The following CloudCustodian Policy would remove 3389 or 445 permissions if detected. However, it would do it on Windows and Linux machines, and it would potentially alter a security group attached to a Linux instance that had port 0-65535 open (in violation of the Three Laws).

policies:
  - name: ops-access-via
    resource: aws.security-group
    filters:
      - type: ingress
        IpProtocol: "-1"
        Ports: [445, 3389]
        Cidr: "0.0.0.0/0"
      - type: ingress
        Ports: [445, 3389]
        CidrV6:
          value: "::/0"
    actions:
     - type: set-permissions
       # remove the permission matched by a previous ingress filter.
       remove-ingress: matched

Safely leveraging these controls

Preventing security risk comes at the expense of increasing operational risk. It is difficult to get organizational buy-in to restrict what builders can do or alter their environment. Therefore, the security team must consider what security invariants they will enforce and be careful in how they are implemented.
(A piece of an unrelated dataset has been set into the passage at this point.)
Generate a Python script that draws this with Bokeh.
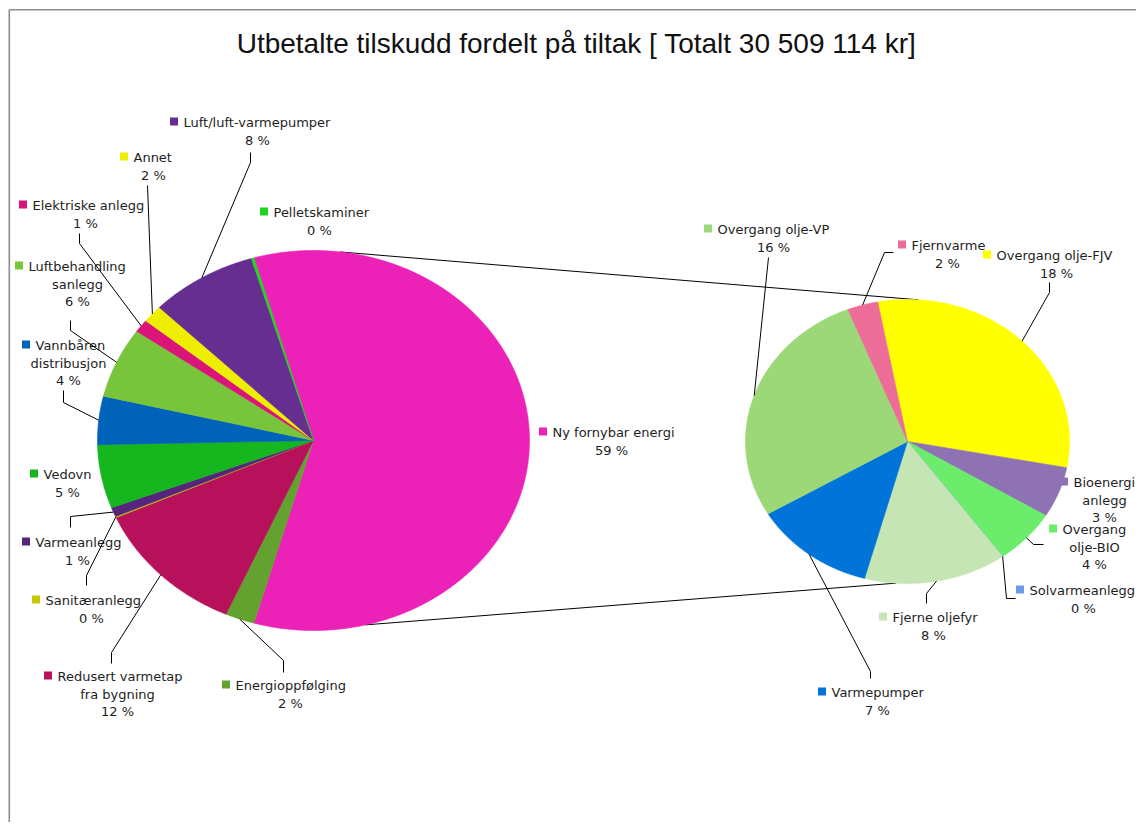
import numpy as np
from bokeh.plotting import figure
from bokeh.models import Range1d
from bokeh.core.properties import value
from bokeh.embed import file_html
from bokeh.resources import INLINE

TITLE = "Utbetalte tilskudd fordelt på tiltak [ Totalt 30 509 114 kr]"

# ---------------- data (share of total, %) ----------------
# main pie, clockwise starting with the slice that is split into the second pie
main_names = ["Ny fornybar energi", "Energioppfølging", "Redusert varmetap\nfra bygning",
              "Sanitæranlegg", "Varmeanlegg", "Vedovn", "Vannbåren\ndistribusjon",
              "Luftbehandling\nsanlegg", "Elektriske anlegg", "Annet",
              "Luft/luft-varmepumper", "Pelletskaminer"]
main_values = [58.9, 2.2, 11.7, 0.1, 0.8, 5.4, 4.1, 6.0, 1.1, 1.5, 8.0, 0.2]
main_colors = ["#EC21B8", "#64A22F", "#B6115A", "#C8C800", "#55257E", "#16B61E",
               "#0062B8", "#78C43A", "#DA1478", "#EEEE00", "#652E90", "#20D420"]

# second pie (breakdown of "Ny fornybar energi"), clockwise
sub_names = ["Overgang olje-FJV", "Bioenergi\nanlegg", "Overgang\nolje-BIO", "Solvarmeanlegg",
             "Fjerne oljefyr", "Varmepumper", "Overgang olje-VP", "Fjernvarme"]
sub_values = [18.2, 3.4, 3.7, 0.0, 8.4, 7.2, 16.2, 1.8]
sub_colors = ["#FFFF00", "#8F72B4", "#6BEC6B", "#6A9BEA", "#C6E5B4", "#0074D9",
              "#9CD878", "#EC6E98"]

# ---------------- layout (pixels) ----------------
W, H = 1136, 822
MAIN = dict(cx=313, cy=440, rx=216, ry=190)
SUB = dict(cx=907, cy=441, rx=162, ry=142)
SUB_START = -10.6
LINE_H = 17.5
FONT = value("DejaVu Sans")

# label layout: text-left of first line, y of first line, centre x of other lines, leader (elbow, end)
main_layout = {
    "Ny fornybar energi": (552, 431, 611, None),
    "Energioppfølging": (235, 684, 290, [(283, 660), (283, 672)]),
    "Redusert varmetap\nfra bygning": (57, 675, 117, [(111, 652), (111, 663)]),
    "Sanitæranlegg": (45, 599, 91, [(86, 575), (86, 585)]),
    "Varmeanlegg": (35, 541, 77, [(70, 516), (70, 527)]),
    "Vedovn": (43, 473, 67, None),
    "Vannbåren\ndistribusjon": (35, 344, 68, [(63, 402), (63, 390)]),
    "Luftbehandling\nsanlegg": (28, 265, 77, [(70, 330), (70, 320)]),
    "Elektriske anlegg": (32, 204, 85, [(79, 243), (79, 233)]),
    "Annet": (133, 156, 153, [(147, 185), (147, 185)]),
    "Luft/luft-varmepumper": (183, 121, 257, [(250, 162), (250, 152)]),
    "Pelletskaminer": (273, 211, 319, None),
}
sub_layout = {
    "Overgang olje-FJV": (996, 254, 1056, [(1049, 292), (1049, 282)]),
    "Bioenergi\nanlegg": (1073, 481, 1104, None),
    "Overgang\nolje-BIO": (1062, 528, 1094, [(1033, 544), (1043, 544)]),
    "Solvarmeanlegg": (1029, 589, 1083, [(1006, 598), (1015, 598)]),
    "Fjerne oljefyr": (892, 616, 933, [(926, 593), (926, 603)]),
    "Varmepumper": (831, 691, 877, [(870, 671), (870, 678)]),
    "Overgang olje-VP": (717, 228, 773, [(768, 257), (768, 257)]),
    "Fjernvarme": (911, 244, 947, [(884, 252), (893, 252)]),
}


def pt(g, deg, k=1.0):
    t = np.radians(deg)
    return g["cx"] + k * g["rx"] * np.sin(t), g["cy"] - k * g["ry"] * np.cos(t)


def slices(values, start):
    tot = float(sum(values))
    out, a = [], start
    for v in values:
        span = v / tot * 360.0
        out.append((a, a + span))
        a += span
    return out


def patches_for(g, spans):
    xs, ys = [], []
    for a0, a1 in spans:
        n = max(2, int(abs(a1 - a0) * 2) + 2)
        ts = np.linspace(a0, a1, n)
        px, py = pt(g, ts)
        xs.append([g["cx"]] + list(px))
        ys.append([g["cy"]] + list(py))
    return xs, ys


p = figure(width=W, height=H, x_range=Range1d(0, W), y_range=Range1d(H, 0),
           x_axis_type=None, y_axis_type=None, output_backend="svg",
           toolbar_location=None, min_border=0)
p.grid.visible = False
p.outline_line_color = None
p.background_fill_color = "white"
p.border_fill_color = "white"

# chart-area border (top and left visible)
p.line([8.8, 8.8], [9.3, H], line_color="#8C8C8C", line_width=1.6)
p.line([8.8, W], [9.3, 9.3], line_color="#8C8C8C", line_width=1.6)

main_total = sum(main_values)
main_start = 90 - main_values[0] / main_total * 360 / 2
main_spans = slices(main_values, main_start)
sub_spans = slices(sub_values, SUB_START)

# connector lines between the pies
ct = [pt(MAIN, 7), pt(SUB, 4)]
cb = [pt(MAIN, 166), pt(SUB, 184)]
p.multi_line([[ct[0][0], ct[1][0]], [cb[0][0], cb[1][0]]],
             [[ct[0][1], ct[1][1]], [cb[0][1], cb[1][1]]], line_color="black", line_width=1)

for g, spans, cols in ((MAIN, main_spans, main_colors), (SUB, sub_spans, sub_colors)):
    xs, ys = patches_for(g, spans)
    p.patches(xs, ys, fill_color=cols, line_color=cols, line_width=0.6)

# labels
lx, ly = [], []
for g, names, vals, cols, spans, lay in (
        (MAIN, main_names, main_values, main_colors, main_spans, main_layout),
        (SUB, sub_names, sub_values, sub_colors, sub_spans, sub_layout)):
    for name, v, c, (a0, a1) in zip(names, vals, cols, spans):
        tx, ty, cx, lead = lay[name]
        lines = name.split("\n")
        p.rect(x=[tx - 9.5], y=[ty], width=8, height=8, fill_color=c, line_color=None)
        p.text(x=[tx], y=[ty + 1], text=[lines[0]], text_font=FONT, text_font_size="13px",
               text_align="left", text_baseline="middle", text_color="#1E1E1E")
        rest = lines[1:] + ["%d %%" % int(v + 0.5)]
        p.text(x=[cx] * len(rest), y=[ty + 1 + LINE_H * (i + 1) for i in range(len(rest))],
               text=rest, text_font=FONT, text_font_size="13px",
               text_align="center", text_baseline="middle", text_color="#1E1E1E")
        if lead:
            ex, ey = pt(g, (a0 + a1) / 2)
            lx.append([ex] + [q[0] for q in lead])
            ly.append([ey] + [q[1] for q in lead])
p.multi_line(lx, ly, line_color="black", line_width=1)

p.text(x=[576], y=[43], text=[TITLE], text_font=value("Liberation Sans"),
       text_font_size="28px", text_align="center", text_baseline="alphabetic",
       text_color="#111111")

open("out.html", "w").write(file_html(p, INLINE))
With service control policies, it is possible to review CloudTrail to determine who may be calling the specific actions that will be denied. This would allow for a communications plan or potentially even a temporary exception to the invariant if a team needs time to adjust to a new invariant. If a company’s AWS Organizations OU structure is implemented with production and non-production OUs, consider applying the SCPs to the non-production OUs for a bake-in period before applying them to Production OUs.
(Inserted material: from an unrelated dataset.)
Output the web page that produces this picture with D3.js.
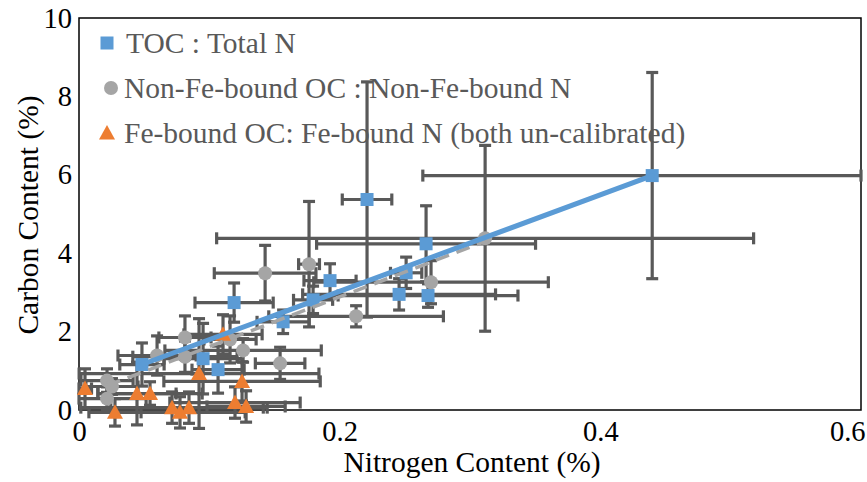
<!DOCTYPE html>
<html>
  <head>
    <meta charset='utf-8'>
    <script src='https://d3js.org/d3.v7.min.js'></script>
    <style>
      body { margin: 0; background: #fff; }
    </style>
  </head>
<body>
<script type='text/javascript'>
'use strict';

// TOC : Total N  (blue squares)
var tocN    = [0.0483, 0.0952, 0.1067, 0.1190, 0.1566, 0.1796, 0.1926, 0.2210, 0.2456, 0.2510, 0.2663, 0.2678, 0.4398];
var tocC    = [1.16, 1.31, 1.03, 2.74, 2.25, 2.81, 3.30, 5.37, 2.95, 3.50, 4.24, 2.92, 5.98];
var tocNErr = [0.017, 0.030, 0.020, 0.030, 0.020, 0.015, 0.020, 0.019, 0.074, 0.012, 0.084, 0.069, 0.176];
var tocCErr = [0.55, 0.90, 0.60, 0.50, 0.30, 0.35, 0.43, 3.00, 0.40, 0.40, 0.97, 0.30, 2.63];

// Non-Fe-bound OC : Non-Fe-bound N  (grey circles)
var nonFeN    = [0.0215, 0.0215, 0.0253, 0.0599, 0.0813, 0.0813, 0.1159, 0.1259, 0.1428, 0.1543, 0.1765, 0.2126, 0.2701, 0.3116];
var nonFeC    = [0.75, 0.29, 0.60, 1.39, 1.85, 1.36, 1.80, 1.52, 3.49, 1.19, 3.72, 2.39, 3.26, 4.38];
var nonFeNErr = [0.020, 0.030, 0.020, 0.030, 0.020, 0.040, 0.020, 0.060, 0.039, 0.019, 0.008, 0.067, 0.090, 0.206];
var nonFeCErr = [0.30, 0.30, 0.20, 0.50, 0.55, 0.40, 0.60, 0.30, 0.71, 0.41, 1.60, 0.27, 0.55, 2.37];

// Fe-bound OC : Fe-bound N  (orange triangles)
var feN    = [0.0046, 0.0276, 0.0445, 0.0545, 0.0714, 0.0775, 0.0844, 0.0921, 0.1105, 0.1197, 0.1251, 0.1282];
var feC    = [0.55, -0.06, 0.42, 0.42, 0.06, -0.06, 0.06, 0.93, 1.93, 0.19, 0.73, 0.09];
var feNErr = [0.005, 0.020, 0.030, 0.040, 0.070, 0.050, 0.060, 0.092, 0.030, 0.050, 0.060, 0.030];
var feCErr = [0.50, 0.35, 0.80, 0.30, 0.40, 0.40, 0.40, 1.40, 0.50, 0.40, 0.50, 0.40];

// linear trendlines (end points)
var tocTrendN = [0.0483, 0.4398];
var tocTrendC = [1.16, 5.98];
var nonFeTrendN = [0.0215, 0.3116];
var nonFeTrendC = [0.62, 4.30];

var xTicks = [0, 0.2, 0.4, 0.6];
var yTicks = [0, 2, 4, 6, 8, 10];

var WIDTH = 867, HEIGHT = 482;
var PLOT_L = 79, PLOT_R = 861, PLOT_T = 18, PLOT_B = 410;

var BLUE = '#5b9bd5', GREY = '#a5a5a5', ORANGE = '#ed7d31', BAR = '#595959';
var FONT = "'Liberation Serif', 'Times New Roman', serif";

var svg = d3.select('body').append('svg')
  .attr('width', WIDTH)
  .attr('height', HEIGHT)
  .attr('font-family', FONT);

var x = d3.scaleLinear().domain([0, 0.6]).range([PLOT_L, PLOT_R]);
var y = d3.scaleLinear().domain([0, 10]).range([PLOT_B, PLOT_T]);

function zip(n, c, ne, ce) {
  return n.map(function (d, i) { return {n: d, c: c[i], ne: ne[i], ce: ce[i]}; });
}
var series = [
  {name: 'TOC : Total N', color: BLUE, shape: 'square', pts: zip(tocN, tocC, tocNErr, tocCErr)},
  {name: 'Non-Fe-bound OC : Non-Fe-bound N', color: GREY, shape: 'circle', pts: zip(nonFeN, nonFeC, nonFeNErr, nonFeCErr)},
  {name: 'Fe-bound OC: Fe-bound N (both un-calibrated)', color: ORANGE, shape: 'triangle', pts: zip(feN, feC, feNErr, feCErr)}
];

// plot area border
svg.append('rect')
  .attr('x', PLOT_L).attr('y', PLOT_T)
  .attr('width', PLOT_R - PLOT_L).attr('height', PLOT_B - PLOT_T)
  .attr('fill', 'none').attr('stroke', '#000').attr('stroke-width', 1.5);

var xMax = x.domain()[1];
var cap = 6;

function drawMarker(g, shape, color, cx, cy) {
  if (shape === 'square') {
    g.append('rect').attr('x', cx - 6.5).attr('y', cy - 6.5)
      .attr('width', 13).attr('height', 13).attr('fill', color);
  } else if (shape === 'circle') {
    g.append('circle').attr('cx', cx).attr('cy', cy).attr('r', 7).attr('fill', color);
  } else {
    g.append('path')
      .attr('d', 'M' + cx + ',' + (cy - 8) + 'L' + (cx + 8) + ',' + (cy + 6.5) + 'L' + (cx - 8) + ',' + (cy + 6.5) + 'Z')
      .attr('fill', color);
  }
}

// error bars, series by series
series.forEach(function (s) {
  var g = svg.append('g').attr('class', 'errbars')
    .attr('stroke', BAR).attr('stroke-width', 3.2).attr('fill', 'none');
  s.pts.forEach(function (p) {
    var x0 = x(Math.max(0, p.n - p.ne)), x1 = x(Math.min(xMax, p.n + p.ne));
    var y0 = y(p.c - p.ce), y1 = y(p.c + p.ce);
    var cy = y(p.c), cx = x(p.n);
    g.append('line').attr('x1', x0).attr('x2', x1).attr('y1', cy).attr('y2', cy);
    g.append('line').attr('x1', x0).attr('x2', x0).attr('y1', cy - cap).attr('y2', cy + cap);
    g.append('line').attr('x1', x1).attr('x2', x1).attr('y1', cy - cap).attr('y2', cy + cap);
    g.append('line').attr('x1', cx).attr('x2', cx).attr('y1', y0).attr('y2', y1);
    g.append('line').attr('x1', cx - cap).attr('x2', cx + cap).attr('y1', y0).attr('y2', y0);
    g.append('line').attr('x1', cx - cap).attr('x2', cx + cap).attr('y1', y1).attr('y2', y1);
  });
});

// markers
series.forEach(function (s) {
  var g = svg.append('g').attr('class', 'markers');
  s.pts.forEach(function (p) { drawMarker(g, s.shape, s.color, x(p.n), y(p.c)); });
});

// trendlines on top
var line = d3.line().x(function (d) { return x(d[0]); }).y(function (d) { return y(d[1]); });
svg.append('path')
  .datum(d3.zip(nonFeTrendN, nonFeTrendC))
  .attr('d', line).attr('fill', 'none')
  .attr('stroke', GREY).attr('stroke-width', 3.5).attr('stroke-dasharray', '14,8');
svg.append('path')
  .datum(d3.zip(tocTrendN, tocTrendC))
  .attr('d', line).attr('fill', 'none')
  .attr('stroke', BLUE).attr('stroke-width', 5).attr('stroke-linecap', 'round');

// axes (labels only, Excel style)
var xAxis = svg.append('g').attr('transform', 'translate(0,' + PLOT_B + ')')
  .call(d3.axisBottom(x).tickValues(xTicks).tickSize(0).tickPadding(11).tickFormat(d3.format('')));
xAxis.select('.domain').remove();
xAxis.attr('font-family', FONT).attr('font-size', 28.5);
xAxis.selectAll('text').attr('fill', '#000');
xAxis.selectAll('.tick').filter(function (d) { return d === 0.6; })
  .select('text').attr('text-anchor', 'end').attr('dx', 4);

var yAxis = svg.append('g').attr('transform', 'translate(' + PLOT_L + ',0)')
  .call(d3.axisLeft(y).tickValues(yTicks).tickSize(0).tickPadding(7));
yAxis.select('.domain').remove();
yAxis.attr('font-family', FONT).attr('font-size', 28.5);
yAxis.selectAll('text').attr('fill', '#000');

svg.append('text')
  .attr('x', 472).attr('y', 472)
  .attr('text-anchor', 'middle').attr('font-size', 29.5).attr('fill', '#000')
  .text('Nitrogen Content (%)');

svg.append('text')
  .attr('transform', 'translate(38,215) rotate(-90)')
  .attr('text-anchor', 'middle').attr('font-size', 29.5).attr('fill', '#000')
  .text('Carbon Content (%)');

// legend
var legendY = [43, 88, 133];
series.forEach(function (s, i) {
  var g = svg.append('g').attr('class', 'legend');
  drawMarker(g, s.shape, s.color, s.shape === 'circle' ? 111 : 107, legendY[i]);
  g.append('text')
    .attr('x', s.shape === 'square' ? 126 : 124).attr('y', legendY[i] + 10)
    .attr('font-size', 29.5).attr('fill', '#595959')
    .text(s.name);
});
</script>
</body>
</html>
Auto Remediation generates even more operational risk. The longer a misconfiguration exists, the more likely its functionality is required. An auto-remediation should occur nearly instantly. Therefore, only event-based (not scheduled) remediations should be considered. Taking inspiration from Issac Asimov, here are the Three Laws² of Auto Remediation:

Three Laws

1. A bot must not harm production by taking an irrevocable action (such as deleting stateful resources).
2. A bot must execute its orders (to secure the environment) in a way that minimizes the risk of harm to production.
3. A bot must announce its own existence and actions whenever it acts on the first or second law.

Minimizing harm to production comes from reducing the time between the introduction of an issue and the time the issue is fixed. It should take the most minimal action to ensure the environment’s security.

When leveraging auto-remediation, realize there may be a race condition between the IaC deploying the misconfiguration and the auto-remediation event. That is why rule #3 is critical. A human must know and respond when this occurs to fix the underlying issue.

Unlike a mythical general intelligence, these laws are intended to be obeyed by the security engineer deploying auto-remediation. It’s the human who must decide what resources to alter and how they are altered. It’s the human who must ensure there is a path from the bot to the carbon-based lifeforms who need to know an action occurred in their environment.

Conclusion

With these safety mechanisms in place, combined with a broad communications strategy and matching rules to alert IaC authors pre-deployment, implementing these hard controls for Security Invariants can make the cloud a safer place.